Who has ever been to a place in their life where the person they loved, cared for, trusted, or would die for (referencing an old blog) had done something to you that hurt you so deeply, or just wasn't around anymore so suddenly, that it made you do things that you thought you would never do. I'm not talking about hurt like, throw you clothes out the window or even smash a window. I'm talking about the type of pain that drives people to a stage of heavy drug & Alcohol use, maybe some form of self degradation, and quite possibly depression.
This is a real pain, this is a real feeling, i know people who have tried suicide, i know people who have lost themselves in substances.
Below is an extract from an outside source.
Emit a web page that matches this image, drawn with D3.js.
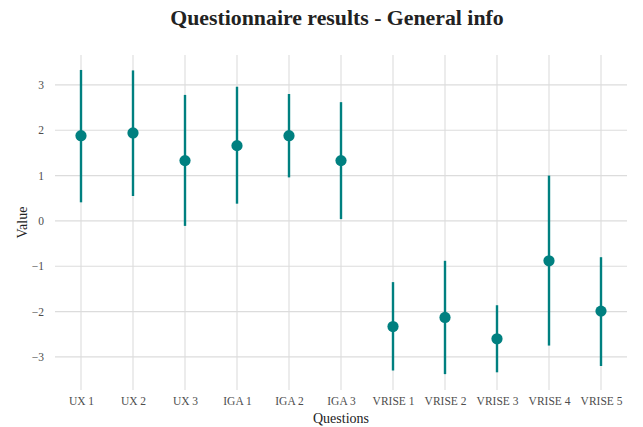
<!DOCTYPE html>
<html>
<head>
<meta charset="utf-8">
<script src="https://cdn.jsdelivr.net/npm/d3@7"></script>
<style>
  body { margin: 0; background: #fff; }
  svg { display: block; }
</style>
</head>
<body>
<svg id="chart" width="643" height="427"></svg>
<script>
const categories = ["UX 1","UX 2","UX 3","IGA 1","IGA 2","IGA 3","VRISE 1","VRISE 2","VRISE 3","VRISE 4","VRISE 5"];
const means = [1.88, 1.94, 1.33, 1.66, 1.88, 1.33, -2.33, -2.13, -2.60, -0.88, -1.99];
const lows  = [0.41, 0.55, -0.11, 0.38, 0.96, 0.04, -3.30, -3.38, -3.34, -2.75, -3.20];
const highs = [3.33, 3.32, 2.78, 2.96, 2.80, 2.62, -1.35, -0.88, -1.86, 1.00, -0.80];
const yTicks = [-3, -2, -1, 0, 1, 2, 3];

(function () {
const data = categories.map((c, i) => ({ c, m: means[i], lo: lows[i], hi: highs[i] }));

const svg = d3.select("#chart");
const pLeft = 55, pRight = 627, pTop = 55, pBottom = 390;
const serif = "'Liberation Serif', 'Times New Roman', serif";

const x = d3.scalePoint().domain(categories).range([pLeft, pRight]).padding(0.5);
const y = d3.scaleLinear().domain([-3.73, 3.66]).range([pBottom, pTop]);

const teal = "#008080";
const gridColor = "#dcdcdc";

// gridlines
svg.append("g").selectAll("line").data(yTicks).join("line")
  .attr("x1", pLeft).attr("x2", pRight)
  .attr("y1", d => y(d)).attr("y2", d => y(d))
  .attr("stroke", gridColor).attr("stroke-width", 1.1);
svg.append("g").selectAll("line").data(categories).join("line")
  .attr("x1", d => x(d)).attr("x2", d => x(d))
  .attr("y1", pTop).attr("y2", pBottom)
  .attr("stroke", gridColor).attr("stroke-width", 1.1);

// axes (text only)
const yAxis = d3.axisLeft(y).tickValues(yTicks).tickSize(0).tickPadding(0)
  .tickFormat(d => d < 0 ? "\u2212" + Math.abs(d) : String(d));
const yg = svg.append("g").attr("transform", `translate(${pLeft - 11},0)`).call(yAxis);
yg.select(".domain").remove();
yg.selectAll("text").attr("font-family", serif).attr("font-size", 11.5).attr("fill", "#4d4d4d");

const xAxis = d3.axisBottom(x).tickSize(0).tickPadding(0);
const xg = svg.append("g").attr("transform", `translate(0,${pBottom + 7})`).call(xAxis);
xg.select(".domain").remove();
xg.selectAll("text").attr("font-family", serif).attr("font-size", 11.5).attr("fill", "#4d4d4d");

// error bars
svg.append("g").selectAll("line").data(data).join("line")
  .attr("x1", d => x(d.c)).attr("x2", d => x(d.c))
  .attr("y1", d => y(d.lo)).attr("y2", d => y(d.hi))
  .attr("stroke", teal).attr("stroke-width", 2.4);

// points
svg.append("g").selectAll("circle").data(data).join("circle")
  .attr("cx", d => x(d.c)).attr("cy", d => y(d.m))
  .attr("r", 5.6).attr("fill", teal);

// titles
svg.append("text").attr("x", (pLeft + pRight) / 2 - 4).attr("y", 25)
  .attr("text-anchor", "middle").attr("font-family", serif)
  .attr("font-size", 21.8).attr("font-weight", "bold").attr("fill", "#222")
  .text("Questionnaire results - General info");

svg.append("text").attr("x", (pLeft + pRight) / 2).attr("y", 423)
  .attr("text-anchor", "middle").attr("font-family", serif)
  .attr("font-size", 14).attr("fill", "#222")
  .text("Questions");

svg.append("text")
  .attr("transform", `translate(27,${(pTop + pBottom) / 2}) rotate(-90)`)
  .attr("text-anchor", "middle").attr("font-family", serif)
  .attr("font-size", 14).attr("fill", "#222")
  .text("Value");
})();
</script>
</body>
</html>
I'm not trying to bring up old painful memories for anyone, but who has really felt the pain that a love lost can really inflict on you.
I myself have never been "heartbroken" (in the general sense of the word), but at the very young age of 13 or so, i did suffer arguably the single most traumatic experience in my life. Now, i know some people have been lucky enough to have never felt the real pain of a love lost or a loved one's disappointment; but I know many if not even a majority of you have!!
They say what does not kill you makes you stronger, and I'm a person who many would consider strong (both mentally and physically), but some of the things i do (i attribute to the PAIN i felt at an early age of about 13) may just kill me one day.
How do / did you get over that pain??